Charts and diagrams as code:

┌──

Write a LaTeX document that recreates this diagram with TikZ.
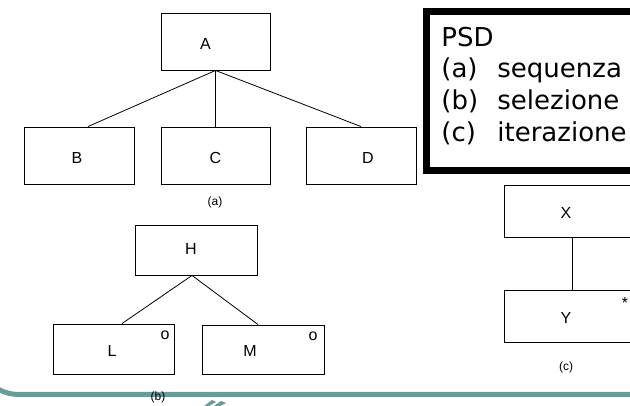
\documentclass[tikz,border=0pt]{standalone}
\usepackage{fontspec}
\setmainfont{Liberation Sans}
\newfontfamily\psdfont{DejaVu Sans}
\definecolor{barteal}{RGB}{104,156,152}

\begin{document}
\begin{tikzpicture}[x=1pt,y=-1pt,
  box/.style={draw,line width=0.9pt,minimum width=#1,inner sep=0pt},
  lab/.style={font=\fontsize{16}{18}\selectfont},
  sublab/.style={font=\fontsize{12}{14}\selectfont},
  psd/.style={anchor=base west,inner sep=0pt,font=\psdfont\fontsize{26}{31}\selectfont},
  every label/.style={lab},
  line width=0.8pt]
\useasboundingbox (0,0) rectangle (630,406);

% (a) sequenza
\node [box=109pt,minimum height=57pt,label={[xshift=-10pt,yshift=-2.5pt]center:A}] (A) at (215.5,41.5) {};
\node [box=110pt,minimum height=57pt,label={[xshift=-2pt,yshift=-2.5pt]center:B}] (B) at (79,155.5) {};
\node [box=109pt,minimum height=57pt,label={[yshift=-2.5pt]center:C}] (C) at (215.5,155.5) {};
\node [box=110pt,minimum height=57pt,label={[xshift=7pt,yshift=-2.5pt]center:D}] (D) at (361,155.5) {};
\node [sublab] (capa) at (215,202) {(a)};
\draw (A.south) -- ([xshift=9pt]B.north);
\draw (A.south) -- (C.north);
\draw (A.south) -- (D.north);

% (b) selezione
\node [box=122pt,minimum height=50pt,label={[xshift=-5pt,yshift=1pt]center:H}] (H) at (196,250) {};
\node [box=121pt,minimum height=50pt,label={[xshift=-1.5pt,yshift=-2pt]center:L}] (L) at (113.5,349) {};
\node [box=122pt,minimum height=49pt,label={[xshift=-13pt,yshift=-1.5pt]center:M}] (M) at (263,349.5) {};
\node [lab] (oL) at (165,335) {o};
\node [lab] (oM) at (313,336) {o};
\draw ([xshift=-4pt]H.south) -- ([xshift=8.5pt]L.north);
\draw ([xshift=-4pt]H.south) -- ([xshift=-5pt]M.north);

% (c) iterazione
\node [box=136pt,minimum height=52pt,label={[xshift=-6pt,yshift=-2pt]center:X}] (X) at (572,211) {};
\node [box=136pt,minimum height=52pt,label={[xshift=-6pt,yshift=-2pt]center:Y}] (Y) at (572,316) {};
\node [lab] (star) at (625,303) {*};
\node [sublab] (capc) at (566,367) {(c)};
\draw (X.south) -- (Y.north);

% legenda
\draw [line width=7pt] (670,11.5) -- (426.5,11.5) -- (426.5,171) -- (670,171);
\node [psd] (title) at (441,47) {PSD};
\node [psd] (seq) at (441,78) {\makebox[56pt][l]{(a)}sequenza};
\node [psd] (sel) at (441,110) {\makebox[56pt][l]{(b)}selezione};
\node [psd] (itr) at (441,142) {\makebox[56pt][l]{(c)}iterazione};

% barra in basso
\draw [barteal,line width=5pt] (-2,389) .. controls (6,393.5) and (12,394.5) .. (22,394.5) -- (640,394.5);
\fill [barteal] (204,406) -- (212,400) -- (216,402) -- (209,406) -- cycle;
\fill [barteal] (214,406) -- (221,401) -- (226,403) -- (220,406) -- cycle;
\node [sublab] (capb) at (158,397) {(b)};
\end{tikzpicture}
\end{document}
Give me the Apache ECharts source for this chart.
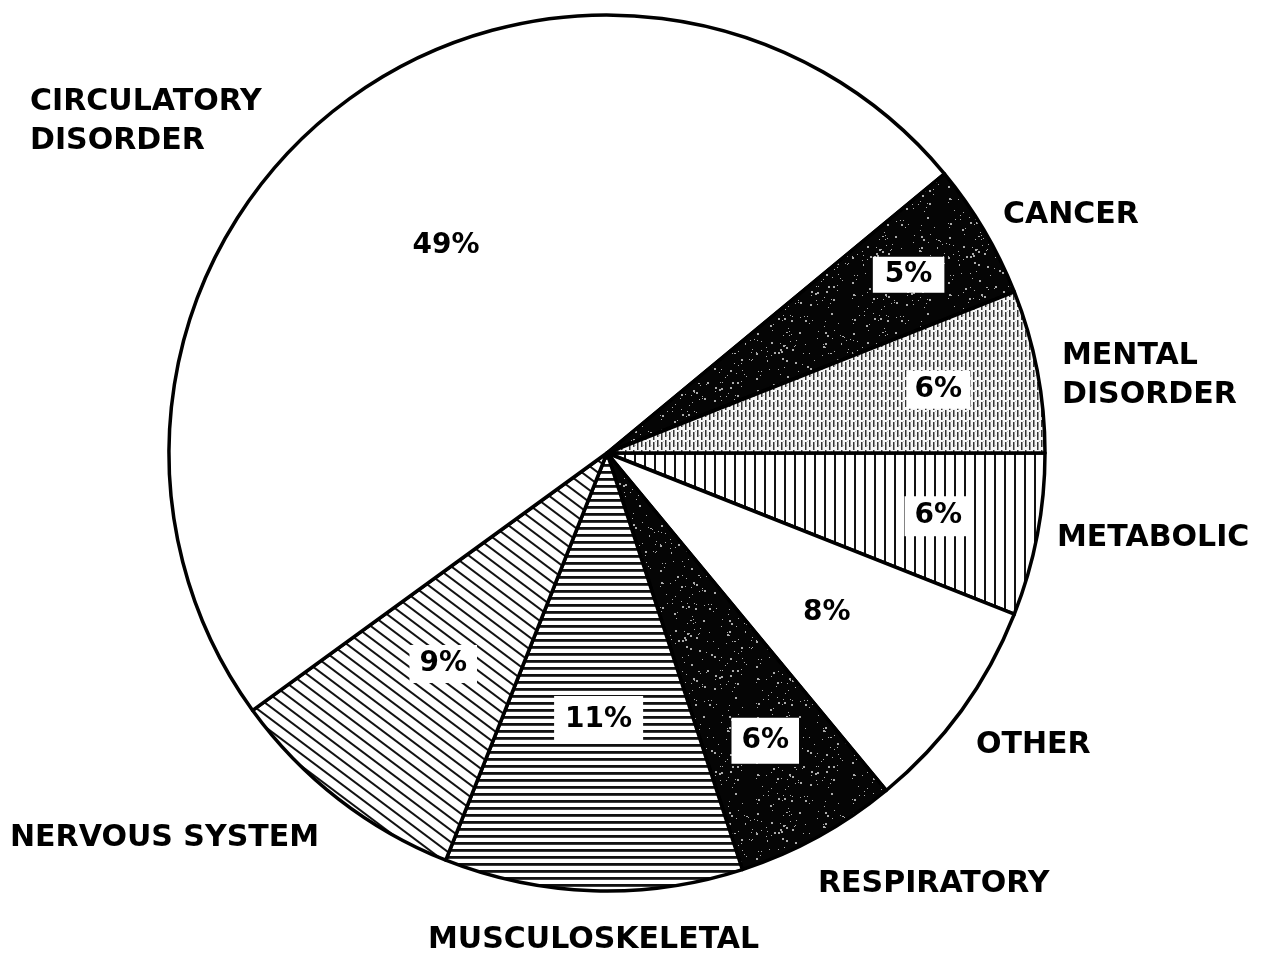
<!DOCTYPE html>
<html>
<head>
<meta charset="utf-8">
<title>Causes</title>
<script src="https://cdn.jsdelivr.net/npm/echarts@6/dist/echarts.min.js"></script>
<style>
  html, body { margin: 0; padding: 0; background: #fff; }
  #main { width: 1263px; height: 956px; }
</style>
</head>
<body>
<div id="main"></div>
<script>
// slices in order, clockwise starting at 3 o'clock
var categories = ['METABOLIC', 'OTHER', 'RESPIRATORY', 'MUSCULOSKELETAL', 'NERVOUS SYSTEM', 'CIRCULATORY\nDISORDER', 'CANCER', 'MENTAL\nDISORDER'];
var percents = [6, 8, 6, 11, 9, 49, 5, 6];

// layout bits (kept apart from the data)
var cx = 607, cy = 453, R = 438;
var pctRadius = [0.77, 0.62, 0.75, 0.61, 0.61, 0.6, 0.8, 0.77];
var pctPadding = [[6, 10], null, [9, 10], [10, 11], [5, 10], null, [4, 12], [5, 8]];
var namePos = [[1057, 538], [976, 745], [818, 884], [428, 940], [10, 838], [30, 122], [1003, 215], [1062, 376]];

// --- fill patterns ---
function makeTile(w, h, bg, draw) {
  var c = document.createElement('canvas');
  c.width = w; c.height = h;
  var ctx = c.getContext('2d');
  ctx.fillStyle = bg;
  ctx.fillRect(0, 0, w, h);
  draw(ctx, w, h);
  return { image: c, repeat: 'repeat' };
}
var seed = 7;
function lcg() { seed = (seed * 1103515245 + 12345) % 2147483648; return seed / 2147483648; }

var speckle = makeTile(96, 96, '#050505', function (ctx, w, h) {
  ctx.fillStyle = '#aaa';
  for (var k = 0; k < 170; k++) {
    var s = lcg() < 0.25 ? 2 : 1;
    ctx.fillRect(Math.floor(lcg() * w), Math.floor(lcg() * h), s, s);
  }
});
var fineVertical = makeTile(8, 10, '#f6f6f6', function (ctx, w, h) {
  ctx.fillStyle = '#333';
  ctx.fillRect(1, 0, 1.5, 7);
  ctx.fillRect(5, 2, 1.5, 8);
  ctx.fillStyle = '#bbb';
  ctx.fillRect(3, 5, 1, 1);
  ctx.fillRect(7, 1, 1, 1);
});
var vertical = makeTile(10, 10, '#fff', function (ctx, w, h) {
  ctx.fillStyle = '#111';
  ctx.fillRect(4, 0, 2, h);
});
var horizontal = makeTile(10, 7, '#fff', function (ctx, w, h) {
  ctx.fillStyle = '#111';
  ctx.fillRect(0, 2, w, 2.8);
});
var diagonal = makeTile(16, 12, '#fff', function (ctx, w, h) {
  ctx.strokeStyle = '#111';
  ctx.lineWidth = 2;
  [-12, 0, 12].forEach(function (c) {
    ctx.beginPath();
    ctx.moveTo(-2, c - 1.5);
    ctx.lineTo(18, c + 13.5);
    ctx.stroke();
  });
});
var fills = [vertical, '#fff', speckle, horizontal, diagonal, '#fff', speckle, fineVertical];

// mid angle of each slice, degrees clockwise from 3 o'clock
var total = percents.reduce(function (a, b) { return a + b; }, 0);
var midAngles = [];
var acc = 0;
percents.forEach(function (v) {
  midAngles.push((acc + v / 2) / total * 360);
  acc += v;
});

var chart = echarts.init(document.getElementById('main'), null, { renderer: 'canvas' });

var pieData = categories.map(function (name, i) {
  var item = { name: name, value: percents[i], itemStyle: { color: fills[i] } };
  if (pctPadding[i]) {
    item.label = { backgroundColor: '#fff', padding: pctPadding[i] };
  }
  return item;
});

chart.setOption({
  backgroundColor: '#fff',
  animation: false,
  series: [{
    type: 'pie',
    center: [cx, cy],
    radius: [0, R],
    startAngle: 0,
    clockwise: true,
    avoidLabelOverlap: false,
    silent: true,
    itemStyle: { borderColor: '#000', borderWidth: 3.5 },
    label: {
      show: true,
      position: 'inside',
      formatter: '{c}%',
      color: '#000',
      fontFamily: 'DejaVu Sans',
      fontWeight: 'bold',
      fontSize: 28
    },
    labelLine: { show: false },
    labelLayout: function (params) {
      var i = params.dataIndex;
      var a = midAngles[i] * Math.PI / 180;
      return {
        x: cx + Math.cos(a) * R * pctRadius[i],
        y: cy + Math.sin(a) * R * pctRadius[i]
      };
    },
    data: pieData
  }],
  graphic: categories.map(function (name, i) {
    return {
      type: 'text',
      x: namePos[i][0],
      y: namePos[i][1],
      silent: true,
      style: {
        text: name,
        fill: '#000',
        fontFamily: 'DejaVu Sans',
        fontWeight: 'bold',
        fontSize: 30,
        lineHeight: 39,
        verticalAlign: 'middle',
        align: 'left'
      }
    };
  })
});
</script>
</body>
</html>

└──

### EXERCISE PROMPT
Select every line of the material above holding the word "this" and copy it.

### EXPECTED ANSWER
Write a LaTeX document that recreates this diagram with TikZ.
Give me the Apache ECharts source for this chart.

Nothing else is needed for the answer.